How to access a double pointer to array in a function

The parameter passes to the function doesn't match the parameter's type, and you're using the parameter in the function incorrectly.

The function is defined to accept a double ** parameter. Inside the function, it passes arr[1], which has type double *, to printf using the %f format specifier which expects a double. Also, you're passing a double (*)[3] to the function, i.e. a pointer to an array, which doesn't match the parameter type.

If you want to pass an array of double to a function, the parameter type should be double *, since an array in most contexts decays to a pointer to its first element.
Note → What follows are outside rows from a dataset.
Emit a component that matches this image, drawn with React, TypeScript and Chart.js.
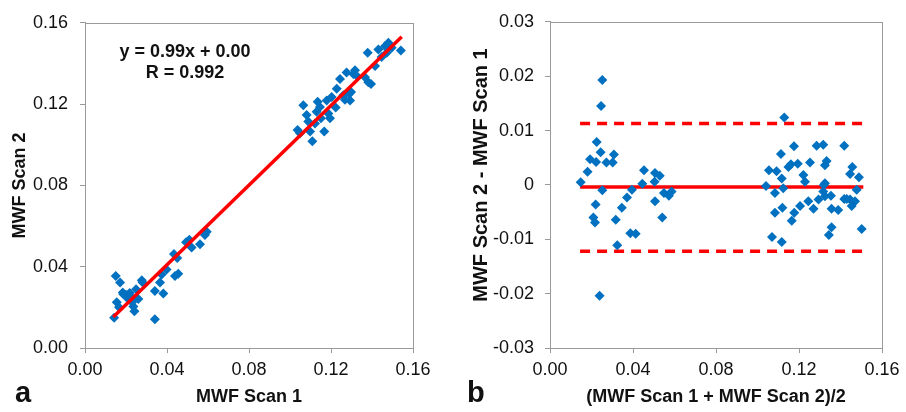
import React, { useEffect, useRef } from 'react';
import { Chart, registerables } from 'chart.js';

Chart.register(...registerables);

const FONT = '"Liberation Sans", Arial, Helvetica, sans-serif';
const BLUE = 'rgb(0,112,192)';
const RED = '#ff0000';
const GRAY = '#9a9a9a';

// ---------- Panel a: MWF Scan 1 vs MWF Scan 2 ----------
const scan1 = [
  0.0142, 0.0150, 0.0171, 0.0155, 0.0166, 0.0184, 0.0200, 0.0211, 0.0228, 0.0236,
  0.0241, 0.0249, 0.0260, 0.0277, 0.0281, 0.0341, 0.0341, 0.0366, 0.0382, 0.0374,
  0.0398, 0.0434, 0.0439, 0.0455, 0.0450, 0.0493, 0.0509, 0.0520, 0.0561, 0.0585,
  0.0594, 0.0187, 0.0218, 0.0230,
  0.1037, 0.1049, 0.1065, 0.1081, 0.1089, 0.1098, 0.1109, 0.1122, 0.1130, 0.1135,
  0.1146, 0.1151, 0.1167, 0.1179, 0.1187, 0.1195, 0.1203, 0.1223, 0.1228, 0.1244,
  0.1260, 0.1268, 0.1276, 0.1293, 0.1298, 0.1309, 0.1317, 0.1325, 0.1366, 0.1382,
  0.1395, 0.1415, 0.1379, 0.1431, 0.1447, 0.1463, 0.1472, 0.1480, 0.1496, 0.1541,
  0.1289,
];
const scan2 = [
  0.0149, 0.0354, 0.0322, 0.0225, 0.0200, 0.0273, 0.0262, 0.0241, 0.0249, 0.0204,
  0.0181, 0.0289, 0.0241, 0.0333, 0.0322, 0.0141, 0.0281, 0.0322, 0.0268, 0.0362,
  0.0386, 0.0462, 0.0354, 0.0365, 0.0443, 0.0520, 0.0532, 0.0495, 0.0511, 0.0556,
  0.0572, 0.0265, 0.0270, 0.0225,
  0.1073, 0.1057, 0.1194, 0.1146, 0.1114, 0.1065, 0.1017, 0.1105, 0.1162, 0.1211,
  0.1186, 0.1130, 0.1065, 0.1218, 0.1154, 0.1130, 0.1235, 0.1183, 0.1275, 0.1324,
  0.1243, 0.1222, 0.1356, 0.1218, 0.1259, 0.1348, 0.1367, 0.1340, 0.1332, 0.1308,
  0.1299, 0.1388, 0.1453, 0.1469, 0.1432, 0.1485, 0.1453, 0.1502, 0.1477, 0.1464,
  0.1251,
];
const fitX = [0.0138, 0.1545];
const fitY = [0.0152, 0.1531];
const equationLines = ['y = 0.99x + 0.00', 'R = 0.992'];

// ---------- Panel b: Bland-Altman ----------
const meanScan = [
  0.0252, 0.0246, 0.0225, 0.0244, 0.0193, 0.0222, 0.0308, 0.0272, 0.0302, 0.0181,
  0.0148, 0.0252, 0.0220, 0.0209, 0.0217, 0.0317, 0.0324, 0.0239, 0.0346, 0.0371,
  0.0395, 0.0387, 0.0413, 0.0445, 0.0453, 0.0506, 0.0529, 0.0504, 0.0506, 0.0541,
  0.0549, 0.0573, 0.0586,
  0.1129, 0.1176, 0.1113, 0.1285, 0.1317, 0.1418, 0.1055, 0.1092, 0.1149, 0.1161,
  0.1194, 0.1253, 0.1325, 0.1333, 0.1221, 0.1229, 0.1117, 0.1457, 0.1446, 0.1489,
  0.1041, 0.1124, 0.1325, 0.1084, 0.1478, 0.1205, 0.1245, 0.1270, 0.1294, 0.1325,
  0.1354, 0.1357, 0.1389, 0.1418, 0.1446, 0.1470, 0.1454, 0.1120, 0.1084, 0.1177,
  0.1165, 0.1070, 0.1117, 0.1357, 0.1344, 0.1502, 0.1320, 0.1317, 0.1430,
];
const diffScan = [
  0.0193, 0.0145, 0.0079, 0.0060, 0.0047, 0.0042, 0.0056, 0.0041, 0.0041, 0.0024,
  0.0005, -0.0010, -0.0036, -0.0060, -0.0069, -0.0064, -0.0111, -0.0204, -0.0042, -0.0023,
  -0.0009, -0.0089, -0.0090, 0.0002, 0.0027, 0.0022, 0.0017, 0.0006, -0.0030, -0.0060,
  -0.0015, -0.0020, -0.0012,
  0.0124, 0.0071, 0.0057, 0.0072, 0.0074, 0.0072, 0.0027, 0.0025, 0.0033, 0.0038,
  0.0039, 0.0041, 0.0036, 0.0044, 0.0018, 0.0006, 0.0012, 0.0033, 0.0020, 0.0014,
  -0.0002, -0.0006, 0.0003, -0.0015, -0.0009, -0.0039, -0.0030, -0.0044, -0.0027, -0.0021,
  -0.0020, -0.0044, -0.0046, -0.0026, -0.0027, -0.0030, -0.0039, -0.0042, -0.0051, -0.0051,
  -0.0066, -0.0096, -0.0105, -0.0078, -0.0092, -0.0081, 0.0000, -0.0012, -0.0026,
];
const limitX = [0.0145, 0.151];
const meanDiff = -0.0004;
const upperLimit = 0.0113;
const lowerLimit = -0.0122;

// ---------- Tick labels ----------
const scanTicks = [0, 0.04, 0.08, 0.12, 0.16];
const scanTickLabels = ['0.00', '0.04', '0.08', '0.12', '0.16'];
const diffTicks = [-0.03, -0.02, -0.01, 0, 0.01, 0.02, 0.03];
const diffTickLabels = ['-0.03', '-0.02', '-0.01', '0', '0.01', '0.02', '0.03'];

function pts(xs: number[], ys: number[]) {
  return xs.map((x, i) => ({ x, y: ys[i] }));
}

function makeAxis(o: {
  min: number; max: number; ticks: number[]; labels: string[];
  title: string | null; titlePad?: any; width?: number; height?: number; pad: number;
}) {
  return {
    type: 'linear',
    min: o.min,
    max: o.max,
    afterBuildTicks: (s: any) => { s.ticks = o.ticks.map((v) => ({ value: v })); },
    afterFit: (s: any) => {
      if (o.width !== undefined) s.width = o.width;
      if (o.height !== undefined) s.height = o.height;
    },
    ticks: {
      autoSkip: false,
      maxRotation: 0,
      callback: (_v: any, i: number) => o.labels[i],
      font: { family: FONT, size: 18 },
      color: '#111',
      padding: o.pad,
    },
    grid: { drawOnChartArea: false, drawTicks: true, tickLength: 5, color: GRAY, lineWidth: 1 },
    border: { display: true, color: GRAY, width: 1 },
    title: {
      display: o.title !== null,
      text: o.title || '',
      font: { family: FONT, size: 18, weight: 'bold' },
      color: '#111',
      padding: o.titlePad || 0,
    },
  };
}

const panelPlugin = {
  id: 'panelDecor',
  afterDraw(chart: any, _args: any, opts: any) {
    const ctx = chart.ctx;
    const a = chart.chartArea;
    ctx.save();
    ctx.strokeStyle = GRAY;
    ctx.lineWidth = 1;
    ctx.strokeRect(Math.round(a.left) + 0.5, Math.round(a.top) + 0.5,
      Math.round(a.right) - Math.round(a.left), Math.round(a.bottom) - Math.round(a.top));
    for (const t of (opts.items || [])) {
      ctx.save();
      ctx.font = `bold ${t.size}px ${FONT}`;
      ctx.fillStyle = '#111';
      ctx.textAlign = t.align;
      ctx.textBaseline = t.baseline;
      ctx.translate(t.x, t.y);
      if (t.rotate) ctx.rotate(t.rotate);
      ctx.fillText(t.text, 0, 0);
      ctx.restore();
    }
    ctx.restore();
  },
};

function configA(): any {
  return {
    type: 'scatter',
    data: {
      datasets: [
        {
          data: pts(fitX, fitY), showLine: true, borderColor: RED, borderWidth: 3.5,
          pointRadius: 0, order: 0, borderCapStyle: 'butt',
        },
        {
          data: pts(scan1, scan2), pointStyle: 'rectRot', pointRadius: 5,
          backgroundColor: BLUE, borderWidth: 0, order: 1,
        },
      ],
    },
    options: {
      animation: false, responsive: false, devicePixelRatio: 1, events: [],
      layout: { padding: { top: 18, right: 40, bottom: 0, left: 0 } },
      plugins: {
        legend: { display: false }, tooltip: { enabled: false },
        panelDecor: {
          items: [
            { text: equationLines[0], x: 185, y: 52, size: 18, align: 'center', baseline: 'middle' },
            { text: equationLines[1], x: 185, y: 73, size: 18, align: 'center', baseline: 'middle' },
            { text: 'a', x: 15, y: 402, size: 29, align: 'left', baseline: 'alphabetic' },
          ],
        },
      },
      scales: {
        x: makeAxis({ min: 0, max: 0.16, ticks: scanTicks, labels: scanTickLabels, title: 'MWF Scan 1',
          titlePad: { top: 0, bottom: 4 }, height: 64, pad: 6 }),
        y: makeAxis({ min: 0, max: 0.16, ticks: scanTicks, labels: scanTickLabels, title: 'MWF Scan 2',
          titlePad: { top: 9, bottom: 0 }, width: 85, pad: 12 }),
      },
    },
    plugins: [panelPlugin],
  };
}

function configB(): any {
  const hline = (v: number, dash: number[]) => ({
    data: pts(limitX, [v, v]), showLine: true, borderColor: RED, borderWidth: 3.5,
    borderDash: dash, pointRadius: 0, order: 1, borderCapStyle: 'butt',
  });
  return {
    type: 'scatter',
    data: {
      datasets: [
        {
          data: pts(meanScan, diffScan), pointStyle: 'rectRot', pointRadius: 5,
          backgroundColor: BLUE, borderWidth: 0, order: 0,
        },
        hline(meanDiff, []),
        hline(upperLimit, [10, 7]),
        hline(lowerLimit, [10, 7]),
      ],
    },
    options: {
      animation: false, responsive: false, devicePixelRatio: 1, events: [],
      layout: { padding: { top: 16, right: 24, bottom: 0, left: 0 } },
      plugins: {
        legend: { display: false }, tooltip: { enabled: false },
        panelDecor: {
          items: [
            { text: 'b', x: 14, y: 402, size: 29, align: 'left', baseline: 'alphabetic' },
            { text: 'MWF Scan 2 - MWF Scan 1', x: 28, y: 175, size: 20, align: 'center',
              baseline: 'middle', rotate: -Math.PI / 2 },
          ],
        },
      },
      scales: {
        x: makeAxis({ min: 0, max: 0.16, ticks: scanTicks, labels: scanTickLabels,
          title: '(MWF Scan 1 + MWF Scan 2)/2', titlePad: { top: 0, bottom: 4 }, height: 64, pad: 6 }),
        y: makeAxis({ min: -0.03, max: 0.03, ticks: diffTicks, labels: diffTickLabels,
          title: null, width: 97, pad: 11 }),
      },
    },
    plugins: [panelPlugin],
  };
}

export default function App() {
  const refA = useRef<HTMLCanvasElement>(null);
  const refB = useRef<HTMLCanvasElement>(null);
  useEffect(() => {
    const ca = new Chart(refA.current as HTMLCanvasElement, configA());
    const cb = new Chart(refB.current as HTMLCanvasElement, configB());
    return () => { ca.destroy(); cb.destroy(); };
  }, []);
  return (
    <div style={{ position: 'absolute', left: 0, top: 0, width: 906, height: 412, background: '#fff' }}>
      <canvas ref={refA} width={453} height={412}
        style={{ position: 'absolute', left: 0, top: 0, width: 453, height: 412 }} />
      <canvas ref={refB} width={453} height={412}
        style={{ position: 'absolute', left: 453, top: 0, width: 453, height: 412 }} />
    </div>
  );
}
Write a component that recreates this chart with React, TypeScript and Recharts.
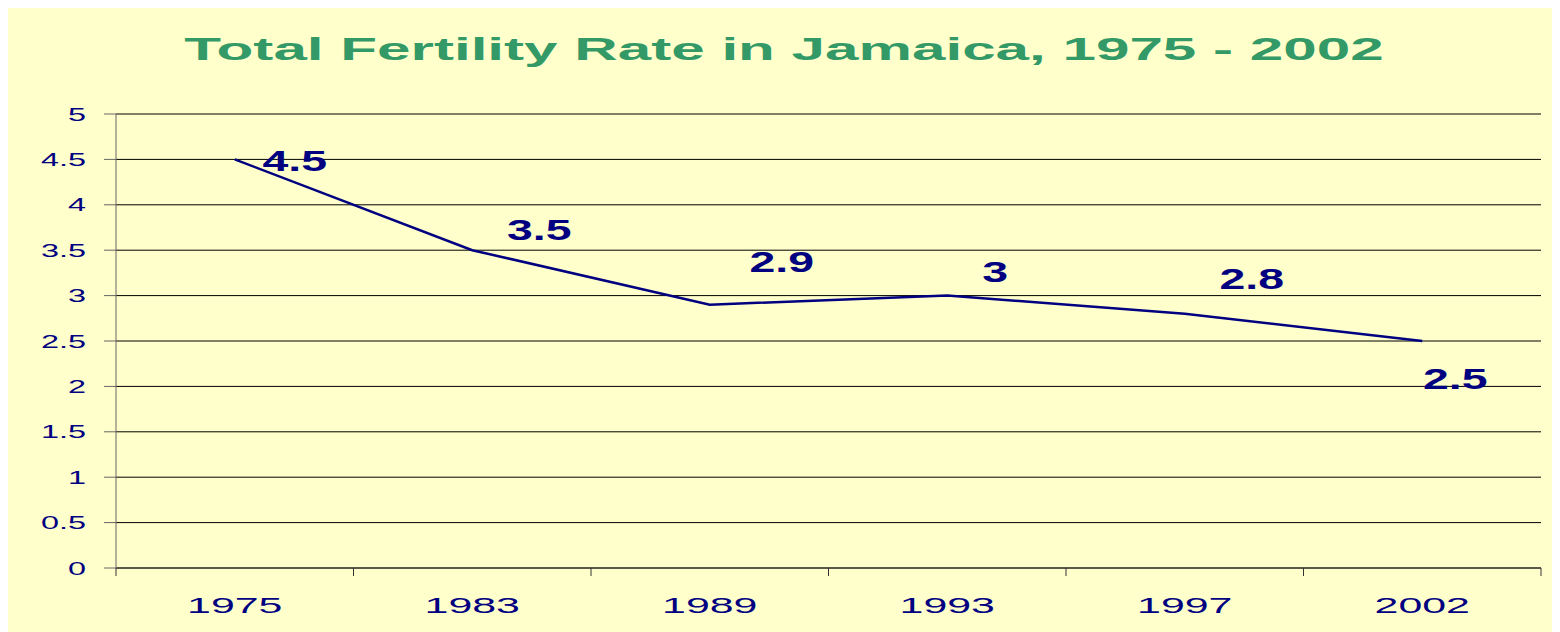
import { LineChart, Line, XAxis, YAxis, CartesianGrid, LabelList } from 'recharts';

const years = ['1975', '1983', '1989', '1993', '1997', '2002'];
const fertility = [4.5, 3.5, 2.9, 3, 2.8, 2.5];
const yTicks = [0, 0.5, 1, 1.5, 2, 2.5, 3, 3.5, 4, 4.5, 5];

// where each value label sits relative to its point (dx, dy of label centre)
const labelOffsets = [[60, 1], [67, -21], [72, -43], [48, -24], [67, -35], [33, 38]];

const data = years.map((year, i) => ({ year, tfr: fertility[i] }));

const W = 1552;
const H = 624;
const margin = { top: 106, right: 19, left: 0, bottom: 24 };
const yAxisWidth = 108;
const bandWidth = (W - margin.left - margin.right - yAxisWidth) / years.length;

const FONT = '"Liberation Sans", Arial, sans-serif';
const NAVY = '#000080';

const YTick = (props: any) => {
    const { x, y, payload } = props;
    return (
        <g transform={`translate(${x},${y}) scale(1.8,1)`}>
            <text x={0} y={0} dy={6.5} textAnchor="end" fill={NAVY} fontSize={18} fontFamily={FONT}>
                {payload.value}
            </text>
        </g>
    );
};

const XTick = (props: any) => {
    const { x, y, payload, index } = props;
    const axisY = y - 8;
    return (
        <g>
            <line x1={x - bandWidth / 2} x2={x - bandWidth / 2} y1={axisY} y2={axisY + 8} stroke="#333" />
            {index === years.length - 1 && (
                <line x1={x + bandWidth / 2} x2={x + bandWidth / 2} y1={axisY} y2={axisY + 8} stroke="#333" />
            )}
            <g transform={`translate(${x},${axisY + 45}) scale(1.95,1)`}>
                <text x={0} y={0} textAnchor="middle" fill={NAVY} fontSize={22} fontFamily={FONT}>
                    {payload.value}
                </text>
            </g>
        </g>
    );
};

const ValueLabel = (props: any) => {
    const { x, y, value, index } = props;
    const [dx, dy] = labelOffsets[index] || [0, 0];
    return (
        <g transform={`translate(${x + dx},${y + dy}) scale(1.6,1)`}>
            <text x={0} y={0} dy={10.4} textAnchor="middle" fill={NAVY} fontSize={29} fontWeight={700} fontFamily={FONT}>
                {value}
            </text>
        </g>
    );
};

export default function App() {
    return (
        <div style={{ position: 'relative', width: W, height: H, background: '#FFFFCC' }}>
            <div style={{ position: 'absolute', top: 25, left: 0, width: W, textAlign: 'center', lineHeight: '32px' }}>
                <span style={{
                    display: 'inline-block', transform: 'scaleX(1.88)', fontFamily: FONT, fontWeight: 700,
                    fontSize: 32, color: '#339966',
                }}>
                    Total Fertility Rate in Jamaica, 1975 - 2002
                </span>
            </div>
            <LineChart width={W} height={H} data={data} margin={margin} style={{ position: 'absolute', top: 0, left: 0 }}>
                <CartesianGrid vertical={false} stroke="#000" strokeOpacity={1} />
                <XAxis
                    dataKey="year"
                    height={40}
                    padding={{ left: bandWidth / 2, right: bandWidth / 2 }}
                    axisLine={{ stroke: '#333' }}
                    tickLine={false}
                    tickSize={8}
                    tickMargin={0}
                    tick={<XTick />}
                    interval={0}
                />
                <YAxis
                    width={yAxisWidth}
                    domain={[0, 5]}
                    ticks={yTicks}
                    interval={0}
                    axisLine={{ stroke: '#666' }}
                    tickLine={{ stroke: '#666' }}
                    tickSize={12}
                    tickMargin={18}
                    tick={<YTick />}
                />
                <Line
                    type="linear"
                    dataKey="tfr"
                    stroke={NAVY}
                    strokeWidth={2.5}
                    dot={false}
                    isAnimationActive={false}
                >
                    <LabelList dataKey="tfr" content={<ValueLabel />} />
                </Line>
            </LineChart>
        </div>
    );
}
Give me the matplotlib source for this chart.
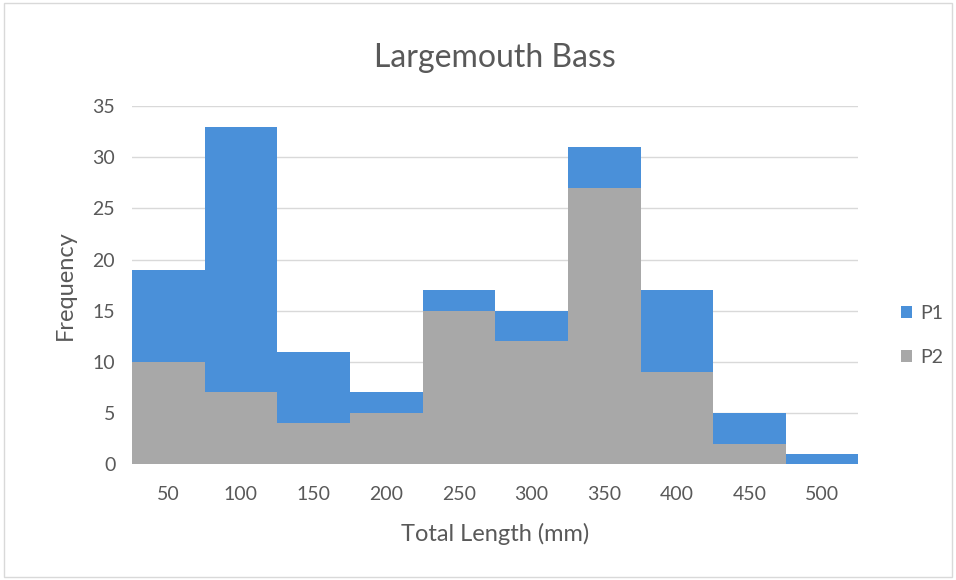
import matplotlib
matplotlib.use("Agg")
import matplotlib.pyplot as plt
from matplotlib.patches import Rectangle

plt.rcParams['font.family'] = ['Lato', 'DejaVu Sans']

lengths = [50, 100, 150, 200, 250, 300, 350, 400, 450, 500]
p1 = [19, 33, 11, 7, 17, 15, 31, 17, 5, 1]
p2 = [10, 7, 4, 5, 15, 12, 27, 9, 2, 0]

txt = '#595959'
fig = plt.figure(figsize=(9.56, 5.8), dpi=100)
fig.patches.append(Rectangle((0.004, 0.005), 0.992, 0.99, transform=fig.transFigure,
                             fill=False, edgecolor='#d9d9d9', lw=1))
ax = fig.add_axes([0.138, 0.2, 0.76, 0.617])

x = range(len(lengths))
ax.bar(x, p1, width=1.0, color='#4a90d9', label='P1', zorder=2)
ax.bar(x, p2, width=1.0, color='#a8a8a8', label='P2', zorder=3)

ax.set_xlim(-0.5, len(lengths) - 0.5)
ax.set_ylim(0, 35)
ax.set_yticks(range(0, 36, 5))
ax.set_xticks(list(x))
ax.set_xticklabels([str(v) for v in lengths])
ax.yaxis.grid(True, color='#d9d9d9', lw=1, zorder=0)
ax.set_axisbelow(True)
for s in ax.spines.values():
    s.set_visible(False)
ax.tick_params(length=0, colors=txt, labelsize=14)
ax.tick_params(axis='x', pad=16)
ax.tick_params(axis='y', pad=12)

ax.set_title('Largemouth Bass', fontsize=23, color=txt, pad=28)
ax.set_xlabel('Total Length (mm)', fontsize=17, color=txt, labelpad=14)
ax.set_ylabel('Frequency', fontsize=17, color=txt, labelpad=12)

leg = ax.legend(loc='center left', bbox_to_anchor=(1.035, 0.36), frameon=False,
                fontsize=14, handlelength=0.55, handleheight=0.55,
                labelspacing=1.4, handletextpad=0.4)
for t in leg.get_texts():
    t.set_color(txt)

fig.savefig('out.png', dpi=100)
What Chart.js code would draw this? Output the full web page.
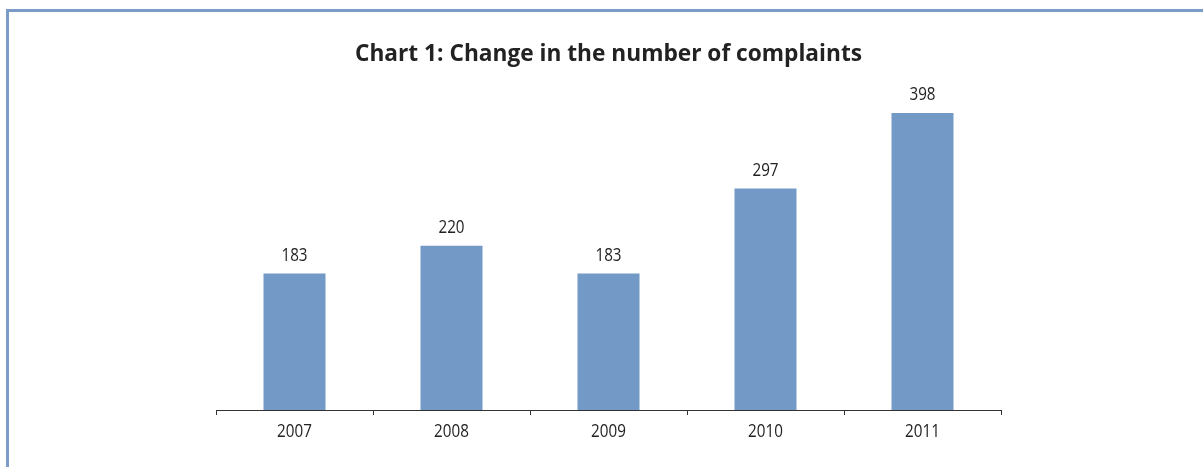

So change the function's parameter type to double *:

void double_function(double *arr){

And pass the array to the function directly:

double_function(arr);

add a pointer to the array like this:

#include <stdio.h>

void double_function(double **arr){
    
printf("Value at 1: %lf \n", (*arr)[1]);
}

int main() {

double arr[3] = {0.11,1.2,2.56};
double *n=arr;
double_function(&n);

}

Allan Wind already provides a nice a clean (as much as it can be) solution, I would add that the requirement of using a pointer to pointer parameter to take a 1D array argument makes little sense when you can use a simple pointer. Look how much more simple it looks:

#include <stdio.h>

void double_function(double *arr)
{
    printf("Value at 1: %f \n", arr[1]);
}

int main()
{
    double arr[3] = {0.11, 1.2, 2.56};
    double_function(arr);
}